Events

European Union Enlargement: Economic and Financial Implications for the United States

June 24, 2003 // 12:00pm1:00pm

European Union Enlargement: Economic and Financial Implications for the United States
June 24, 2003

Staff-prepared summary of the East European Studies discussion with Keith Crane, Senior Economist, RAND Corporation

Since the adoption of the Agenda 2000 in 1997, Europe has been abuzz with debates on the pros and cons of EU enlargement. On this side of the Atlantic, discussions of EU enlargement have often been conflated with – if not completely overshadowed by – debates on NATO enlargement, in which the US has a far greater role. When EU enlargement is directly addressed in this country, analysts tend either to roll their eyes at the unnerving complexity and improbability of enlargement, or to describe an ominous enlarged EU that, with 25 members, will create the largest market in the world.

In this mix, Keith Crane's straightforward assessment of the economic and financial consequences of EU enlargement is a breath of fresh air.
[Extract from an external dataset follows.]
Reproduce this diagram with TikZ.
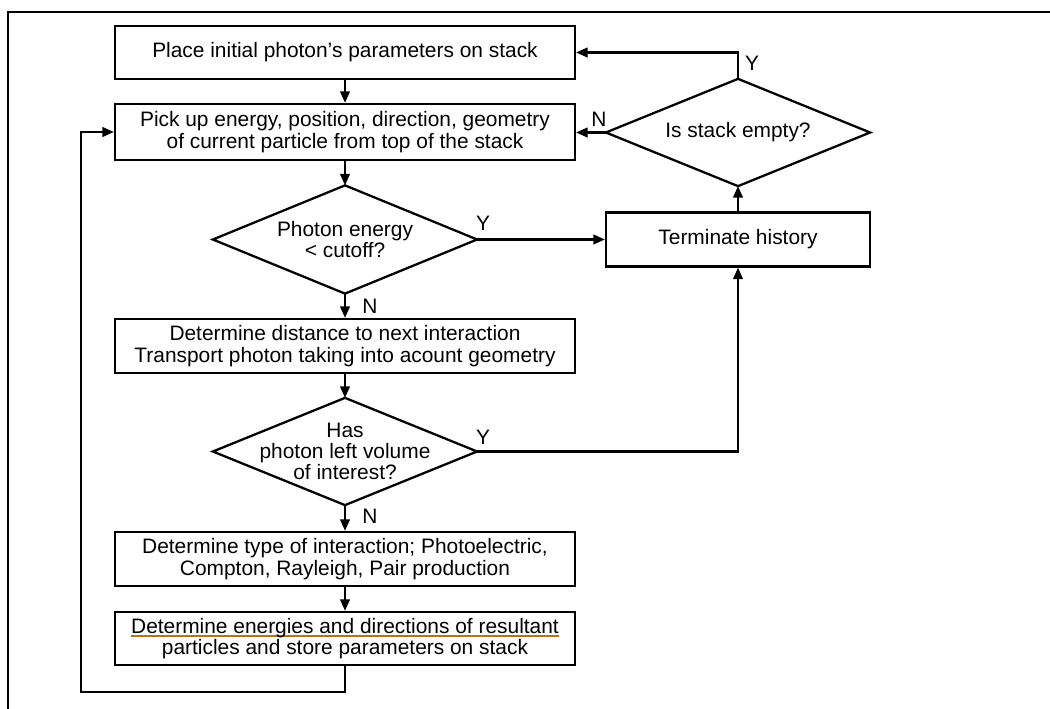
\documentclass[tikz,border=0pt]{standalone}
\usepackage{fontspec}
\setmainfont{Liberation Sans}
\usetikzlibrary{arrows.meta}
\usepackage{xcolor}
\definecolor{ulgold}{RGB}{176,120,20}
\newsavebox{\ulbox}
\newcommand{\spellul}[1]{\sbox{\ulbox}{#1}\rlap{\textcolor{ulgold}{\rule[-0.3ex]{\wd\ulbox}{1.1pt}}}\usebox{\ulbox}}

\begin{document}
\begin{tikzpicture}[x=0.02cm,y=-0.02cm,>={Triangle[length=6.5pt,width=5.4pt]},
  font=\fontsize{11.9}{12.1}\selectfont,line width=1.3pt,
  procbox/.style={draw,rectangle,inner sep=0pt,align=center,minimum width=9.2cm,minimum height=1.08cm},
  decision/.style={rectangle,inner sep=0pt,align=center,minimum width=5.24cm,minimum height=2.12cm},
  branch/.style={inner sep=0pt}]
\useasboundingbox (0,0) rectangle (1050,709);
\draw[line width=1.5pt] (8,709) -- (8,12) -- (1050,12);
% main column
\node[procbox,minimum height=1.06cm] (place) at (345,52.5) {Place initial photon's parameters on stack};
\node[procbox,minimum height=1.12cm] (pick) at (345,132) {Pick up energy, position, direction, geometry\\of current particle from top of the stack};
\node[decision,minimum height=2.12cm] (cutoff) at (345,239.5) {Photon energy\\< cutoff?};
\node[procbox] (dist) at (345,346) {Determine distance to next interaction\\Transport photon taking into acount geometry};
\node[decision,minimum height=2.1cm] (left) at (345,451.5) {Has\\photon left volume\\of interest?};
\node[procbox] (type) at (345,559) {Determine type of interaction; Photoelectric,\\Compton, Rayleigh, Pair production};
\node[procbox,minimum height=1.06cm] (energ) at (345,638.5) {\spellul{Determine energies and directions of resultant}\\particles and store parameters on stack};
% right column
\node[procbox,minimum width=5.28cm] (term) at (738,239.5) {Terminate history};
\node[decision,minimum height=2.1cm] (empty) at (738,132.5) {Is stack empty?};
\foreach \d in {cutoff,left,empty}
  \draw (\d.north) -- (\d.east) -- (\d.south) -- (\d.west) -- cycle;
\coordinate (ret) at (81,692);
% connectors
\draw[->] (place.south) -- (pick.north);
\draw[->] (pick.south) -- (cutoff.north);
\draw[->] (cutoff.south) -- (dist.north);
\draw[->] (dist.south) -- (left.north);
\draw[->] (left.south) -- (type.north);
\draw[->] (type.south) -- (energ.north);
\draw[->] (energ.south) |- (ret) |- (pick.west);
\draw[->] (cutoff.east) -- (term.west);
\draw[->] (left.east) -| (term.south);
\draw[->] (term.north) -- (empty.south);
\draw[->] (empty.west) -- (empty.west -| pick.east);
\draw[->] (empty.north) |- (place.east);
% branch labels
\node[branch] (cutY) at (483,223) {Y};
\node[branch] (cutN) at (370,306) {N};
\node[branch] (leftY) at (483,437) {Y};
\node[branch] (leftN) at (370,516) {N};
\node[branch] (emptyY) at (752,63) {Y};
\node[branch] (emptyN) at (599,119) {N};
\end{tikzpicture}
\end{document}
By focusing attention on the positive aspects of enlargement not only for the EU member states and accession countries but also for the US we are reminded that as Americans we too have a stake in this monumental European transformation.

On May 1, 2004, eight countries from Central and Eastern Europe (the Czech Republic, Estonia, Hungary, Latvia, Lithuania, Poland, Slovakia and Slovenia) will become members of the EU. When this happens, the EU will bond itself to a group of dynamic, rapid-growth economies, which could have a very positive impact on the more static markets in the West. For acceding countries, EU membership will mean access to much-needed structural funds and visa-free travel to countries (such as the UK) that will invite free movement of labor immediately upon accession.

As the strict regulations of the acquis communautaire and Euro-zone standards are implemented in East Europe, the US will no longer have to micro-negotiate product standards with individual countries in the region, and there will be an immediate net decrease in tariff rates. US corporations, particularly pharmaceuticals, will appreciate the higher protection offered by the EU to intellectual property rights. Enlargement will also mean that the irritants in the EU-US trade relationship will be carried over to the acceding countries. These irritations include the controversy surrounding Genetically Modified Foods and Organisms, the Common Agricultural Policy subsidies, restrictions on US-produced television and entertainment, and the responsibility of manufacturers to recycle automobiles and electronic equipment.

Questions remain on where the EU is going in the long term. Accession negotiations will continue with Bulgaria, Romania, and Turkey, and a formal pre-accession process has been initiated with the Western Balkan countries. As of yet, no clear limits have been placed on the EU's enlargement potential. Crane argued that this boundary ought to be drawn in the near future.